Dataset
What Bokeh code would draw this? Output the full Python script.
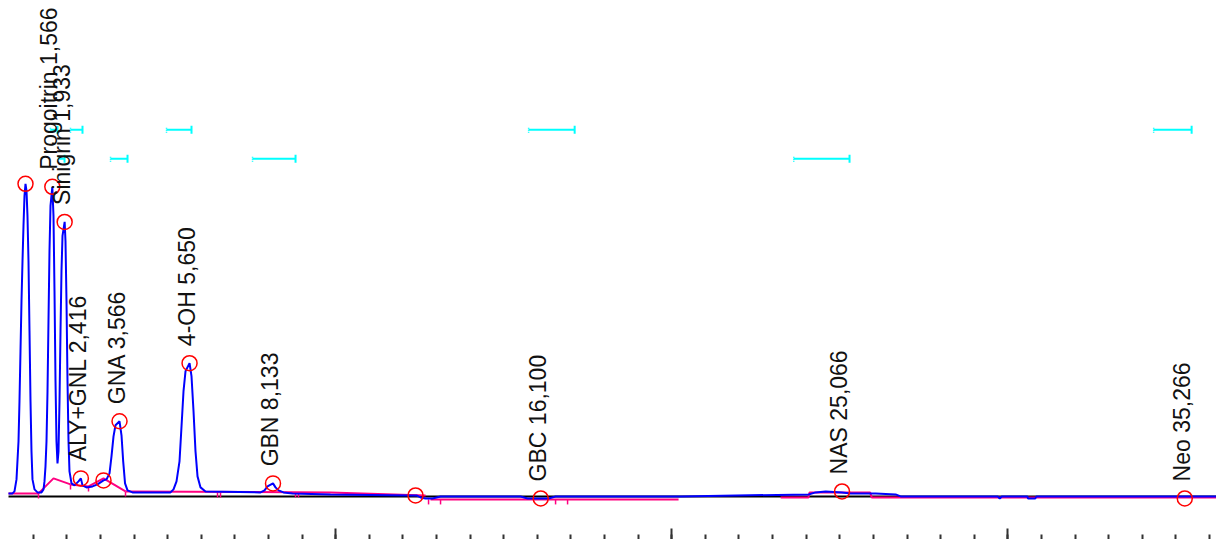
from math import pi
from bokeh.plotting import figure
from bokeh.models import Range1d, LinearAxis, SingleIntervalTicker, CustomJSTickFormatter, ColumnDataSource
from bokeh.core.properties import value
from bokeh.embed import file_html
from bokeh.resources import INLINE

# ---------------- data (retention time in min, signal in arbitrary units) ----------------
trace_time = [0.262, 0.381, 0.440, 0.500, 0.560, 0.589, 0.619, 0.649, 0.679, 0.708, 0.738, 0.768,
              0.798, 0.827, 0.857, 0.887, 0.917, 0.946, 0.976, 1.036, 1.125, 1.244, 1.304, 1.333,
              1.363, 1.393, 1.423, 1.452, 1.482, 1.512, 1.566, 1.601, 1.631, 1.661, 1.690, 1.720,
              1.750, 1.780, 1.810, 1.839, 1.869, 1.933, 1.958, 1.988, 2.018, 2.048, 2.077, 2.137,
              2.226, 2.286, 2.345, 2.416, 2.464, 2.583, 2.762, 2.911, 3.089, 3.179, 3.268, 3.327,
              3.387, 3.446, 3.566, 3.625, 3.675, 3.730, 3.804, 3.952, 5.083, 5.173, 5.262, 5.351,
              5.411, 5.470, 5.530, 5.650, 5.708, 5.768, 5.827, 5.887, 5.976, 6.125, 7.762, 7.881,
              7.970, 8.133, 8.208, 8.298, 8.446, 8.714, 9.845, 12.226, 12.405, 12.524, 12.673,
              12.881, 13.119, 15.500, 15.708, 16.100, 16.333, 16.542, 20.262, 24.070, 24.280,
              24.580, 25.066, 25.320, 26.070, 26.660, 26.810, 29.700, 29.760, 29.820, 30.580,
              30.600, 30.820, 30.850, 36.210]
trace_signal = [2, 2, 4, 16, 54, 94, 144, 194, 234, 269, 299, 311,
                304, 279, 234, 164, 94, 44, 16, 6, 3, 3, 6, 14,
                29, 54, 104, 174, 244, 289, 308, 279, 204, 114, 54, 32,
                44, 94, 164, 224, 259, 273, 254, 194, 114, 54, 24, 12,
                10, 12, 14, 17, 10, 8, 9, 11, 15, 16, 22, 39,
                59, 70, 74, 60, 34, 12, 5, 3, 3, 6, 14, 34,
                69, 104, 124, 132, 119, 84, 44, 19, 8, 4, 3, 5,
                9, 12, 8, 5, 3, 2, 1, 0, 0, -2, -3,
                -3, -1, -1, -3, -3, -3, -1, -1, 1, 3,
                4, 3, 2, 2, 1, -1, -1, -3, -1, -1,
                -3, -3, -1, -1]

zero_time = [0.262, 36.21]
zero_signal = [-1, -1]

# integration baseline segments
base_times = [[0.262, 1.155, 1.601, 2.107], [2.107, 2.643], [2.643, 3.089, 3.744],
              [3.744, 9.845, 12.673], [12.821, 20.202], [23.24, 24.07, 24.10, 25.90, 25.95, 36.21]]
base_values = [[2, 2, 17, 11], [11, 9], [9, 17, 4],
               [4, 3, 0], [-4, -4], [-2, -2, 3, 3, -2, -2]]

# integration event marks
event_time = [1.155, 2.107, 2.643, 3.744, 6.482, 6.571, 8.804, 8.893, 12.762, 13.119, 16.542, 16.899]
event_level = [2, 11, 9, 4, 3, 3, 3, 3, -4, -4, -4, -4]

# detected peaks
peak_time = [0.768, 1.566, 1.933, 2.416, 3.089, 3.566, 5.650, 8.133, 12.375, 16.100, 25.066, 35.266]
peak_height = [311, 308, 273, 17, 15, 74, 132, 12, 0, -3, 4, -3]

# named peaks and labels
label_time = [1.566, 1.933, 2.416, 3.566, 5.650, 8.133, 16.100, 25.066, 35.266]
label_height = [308, 273, 17, 74, 132, 12, -3, 4, -3]
label_text = ["Progoitrin 1,566", "Sinigrin 1,933", "ALY+GNL 2,416", "GNA 3,566", "4-OH 5,650",
              "GBN 8,133", "GBC 16,100", "NAS 25,066", "Neo 35,266"]

# expected retention windows (two alternating rows)
win1_start = [1.51, 2.107, 4.964, 15.74, 34.34]
win1_end = [1.72, 2.464, 5.708, 17.11, 35.47]
win2_start = [1.75, 3.298, 7.524, 23.63]
win2_end = [1.93, 3.804, 8.804, 25.29]
row1_level = 365
row2_level = 336

# ---------------- figure ----------------
p = figure(width=1216, height=539, output_backend="svg", toolbar_location=None,
           x_axis_type=None, y_axis_type=None,
           x_range=Range1d(0.024, 36.21), y_range=Range1d(-44, 494),
           min_border=0, min_border_left=0, min_border_right=0, min_border_top=0, min_border_bottom=0,
           background_fill_color="white", border_fill_color="white")
p.outline_line_color = None
p.grid.visible = False

ax = LinearAxis(ticker=SingleIntervalTicker(interval=10, num_minor_ticks=10),
                formatter=CustomJSTickFormatter(code="return ''"),
                axis_line_color=None,
                major_tick_in=11, major_tick_out=0, minor_tick_in=5, minor_tick_out=0,
                major_tick_line_color="#333333", minor_tick_line_color="#333333",
                major_tick_line_width=2, minor_tick_line_width=2,
                major_label_text_font_size="1px", major_label_standoff=0)
p.add_layout(ax, "below")

# zero line
p.line(zero_time, zero_signal, line_color="black", line_width=2)

# integration baseline
p.multi_line(base_times, base_values, line_color="#FF0080", line_width=2)
p.segment(x0=event_time, y0=event_level, x1=event_time, y1=[v - 5 for v in event_level],
          line_color="#FF0080", line_width=1.5)

# chromatogram trace
p.line(trace_time, trace_signal, line_color="#0000FF", line_width=2)

# peak markers
p.scatter(peak_time, peak_height, marker="circle", size=15, fill_color=None,
          line_color="#FF0000", line_width=1.5)

# retention windows
for starts, ends, lvl in ((win1_start, win1_end, row1_level), (win2_start, win2_end, row2_level)):
    lv = [lvl] * len(starts)
    p.segment(x0=starts, y0=lv, x1=ends, y1=lv, line_color="#00FFFF", line_width=2)
    p.segment(x0=ends, y0=[lvl - 4] * len(ends), x1=ends, y1=[lvl + 4] * len(ends),
              line_color="#00FFFF", line_width=2)
    p.segment(x0=starts, y0=[lvl - 3] * len(starts), x1=starts, y1=[lvl + 3] * len(starts),
              line_color="#00FFFF", line_width=1.5, line_dash="1 1")

# labels
src = ColumnDataSource(dict(x=label_time, y=[h + 17 for h in label_height], t=label_text))
p.text(x="x", y="y", text="t", source=src, angle=pi / 2, text_align="left",
       text_baseline="middle", x_offset=-3, text_color="#111111",
       text_font=value("Liberation Sans"), text_font_size=value("23px"))

open("out.html", "w").write(file_html(p, INLINE))
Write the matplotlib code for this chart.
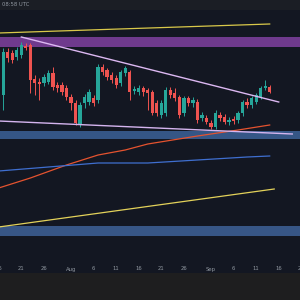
import matplotlib
matplotlib.use("Agg")
import matplotlib.pyplot as plt
import matplotlib.dates as mdates
import matplotlib.transforms as mtransforms
from matplotlib.patches import Rectangle
import pandas as pd

# ── Candles diários (17 jul → 14 set) ─────────────────────────────────────────
dates = pd.date_range("2024-07-17", "2024-09-14", freq="D")

opens = [2525, 2740, 2735, 2715, 2725, 2770, 2775, 2605, 2590, 2585,
         2590, 2635, 2575, 2575, 2560, 2515, 2485, 2375, 2485, 2490,
         2510, 2500, 2665, 2650, 2625, 2610, 2585, 2635, 2640, 2545,
         2540, 2560, 2550, 2540, 2485, 2425, 2435, 2550, 2535, 2515,
         2435, 2510, 2485, 2490, 2410, 2410, 2385, 2365, 2425, 2415,
         2390, 2405, 2400, 2435, 2490, 2475, 2490, 2515, 2560, 2565]
highs = [2760, 2760, 2750, 2765, 2790, 2785, 2785, 2625, 2610, 2630,
         2650, 2665, 2590, 2590, 2575, 2530, 2500, 2490, 2530, 2555,
         2525, 2680, 2680, 2660, 2640, 2625, 2650, 2670, 2650, 2570,
         2575, 2570, 2560, 2550, 2500, 2500, 2565, 2565, 2560, 2525,
         2520, 2520, 2515, 2505, 2440, 2425, 2400, 2450, 2440, 2430,
         2415, 2420, 2445, 2500, 2510, 2520, 2535, 2570, 2600, 2575]
lows = [2450, 2690, 2685, 2700, 2710, 2750, 2535, 2525, 2500, 2570,
        2580, 2550, 2540, 2525, 2500, 2450, 2375, 2365, 2460, 2475,
        2470, 2485, 2625, 2600, 2585, 2560, 2570, 2620, 2500, 2530,
        2525, 2520, 2450, 2425, 2420, 2410, 2420, 2510, 2495, 2410,
        2420, 2470, 2465, 2385, 2395, 2380, 2355, 2355, 2395, 2380,
        2375, 2380, 2385, 2420, 2460, 2460, 2480, 2505, 2550, 2535]
closes = [2740, 2710, 2700, 2750, 2775, 2760, 2600, 2585, 2580, 2615,
          2635, 2565, 2560, 2540, 2515, 2485, 2385, 2475, 2515, 2540,
          2485, 2665, 2640, 2615, 2600, 2575, 2640, 2660, 2540, 2555,
          2560, 2540, 2535, 2435, 2435, 2485, 2550, 2525, 2510, 2425,
          2510, 2485, 2500, 2400, 2425, 2390, 2365, 2435, 2410, 2390,
          2400, 2395, 2435, 2490, 2475, 2510, 2525, 2560, 2570, 2540]

# ── Linhas e zonas ────────────────────────────────────────────────────────────
upper_yellow_dates = ["2024-07-16", "2024-09-14"]
upper_yellow_vals = [2835, 2880]

wedge_top_dates = ["2024-07-21", "2024-09-16"]
wedge_top_vals = [2815, 2490]

wedge_bottom_dates = ["2024-07-16", "2024-09-19"]
wedge_bottom_vals = [2395, 2330]

ma_orange_dates = ["2024-07-16", "2024-07-23", "2024-07-31", "2024-08-07", "2024-08-13",
                   "2024-08-18", "2024-08-29", "2024-09-07", "2024-09-14"]
ma_orange_vals = [2060, 2110, 2175, 2225, 2250, 2280, 2320, 2350, 2375]

ma_blue_dates = ["2024-07-16", "2024-07-27", "2024-08-07", "2024-08-18",
                 "2024-08-29", "2024-09-09", "2024-09-14"]
ma_blue_vals = [2145, 2165, 2185, 2185, 2200, 2215, 2220]

lower_yellow_dates = ["2024-07-16", "2024-09-15"]
lower_yellow_vals = [1865, 2055]

resistance_zone = (2765, 2815)
support_zone = (2305, 2345)
low_support_zone = (1820, 1870)

tick_dates = ["2024-07-16", "2024-07-21", "2024-07-26", "2024-08-01", "2024-08-06",
              "2024-08-11", "2024-08-16", "2024-08-21", "2024-08-26", "2024-09-01",
              "2024-09-06", "2024-09-11", "2024-09-16", "2024-09-21"]
tick_labels = ["16", "21", "26", "Aug", "6", "11", "16", "21", "26",
               "Sep", "6", "11", "16", "21"]

BG = "#131722"
GREEN = "#26a69a"
RED = "#ef5350"

fig = plt.figure(figsize=(3, 3), dpi=100)
fig.patch.set_facecolor(BG)
ax = fig.add_axes([0, 0, 1, 1])
ax.set_facecolor(BG)
for s in ax.spines.values():
    s.set_visible(False)
ax.set_xticks([])
ax.set_yticks([])

# zonas
ax.axhspan(*resistance_zone, color="#7a3f9a", alpha=0.9, lw=0, zorder=1)
ax.axhspan(*support_zone, color="#375a8c", alpha=0.95, lw=0, zorder=1)
ax.axhspan(*low_support_zone, color="#3a5a8c", alpha=0.95, lw=0, zorder=1)

# médias móveis
ax.plot(pd.to_datetime(ma_orange_dates), ma_orange_vals, color="#e5532f", lw=0.9, zorder=2)
ax.plot(pd.to_datetime(ma_blue_dates), ma_blue_vals, color="#3f6fd0", lw=0.9, zorder=2)
ax.plot(pd.to_datetime(lower_yellow_dates), lower_yellow_vals, color="#e3d25a", lw=0.9, zorder=2)
ax.plot(pd.to_datetime(upper_yellow_dates), upper_yellow_vals, color="#d9c84a", lw=0.9, zorder=2)

# candles
colors = [GREEN if c >= o else RED for o, c in zip(opens, closes)]
x = mdates.date2num(dates)
ax.vlines(x, lows, highs, colors=colors, lw=0.7, zorder=3)
heights = [max(abs(c - o), 4) for o, c in zip(opens, closes)]
bottoms = [min(o, c) for o, c in zip(opens, closes)]
ax.bar(x, heights, bottom=bottoms, width=0.72, color=colors, lw=0, zorder=3)

# cunha
ax.plot(pd.to_datetime(wedge_top_dates), wedge_top_vals, color="#dcb8f2", lw=1.0, zorder=4)
ax.plot(pd.to_datetime(wedge_bottom_dates), wedge_bottom_vals, color="#d4b4ee", lw=1.0, zorder=4)

aug1 = mdates.date2num(pd.Timestamp("2024-08-01"))
ax.set_xlim(aug1 - 15.72, aug1 + 50.71)
ax.set_ylim(1500, 3000)

# rótulos do eixo de tempo
trans = mtransforms.blended_transform_factory(ax.transData, ax.transAxes)
for d, lab in zip(pd.to_datetime(tick_dates), tick_labels):
    ax.text(mdates.date2num(d), 31 / 300, lab, transform=trans, ha="center", va="center",
            fontsize=3.8, color="#9198a1", zorder=6)

# faixas superior e inferior
fig.add_artist(Rectangle((0, 0), 1, 27 / 300, transform=fig.transFigure,
                         color="#1e1e1f", lw=0, zorder=5))
fig.add_artist(Rectangle((0, 1 - 10 / 300), 1, 10 / 300, transform=fig.transFigure,
                         color="#1b1e25", lw=0, zorder=5))
fig.text(2 / 300, 1 - 5 / 300, "08:58 UTC", ha="left", va="center",
         fontsize=3.8, color="#9198a1", zorder=6)

fig.savefig("out.png", dpi=100, facecolor=BG)
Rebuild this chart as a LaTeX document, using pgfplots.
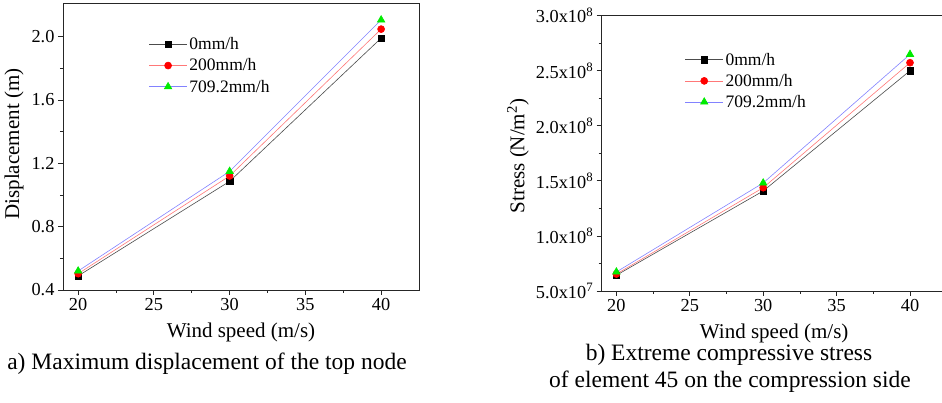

Challenge
From the first line above to the line containing "from bokeh.resources import INLINE", repeat each line exactly. Pictures stay out.

Response
What Bokeh code would draw this? Output the full Python script.
from math import pi
from bokeh.plotting import figure
from bokeh.models import Range1d, LinearAxis, SingleIntervalTicker, CustomJSTickFormatter, ColumnDataSource
from bokeh.core.properties import value
from bokeh.embed import file_html
from bokeh.resources import INLINE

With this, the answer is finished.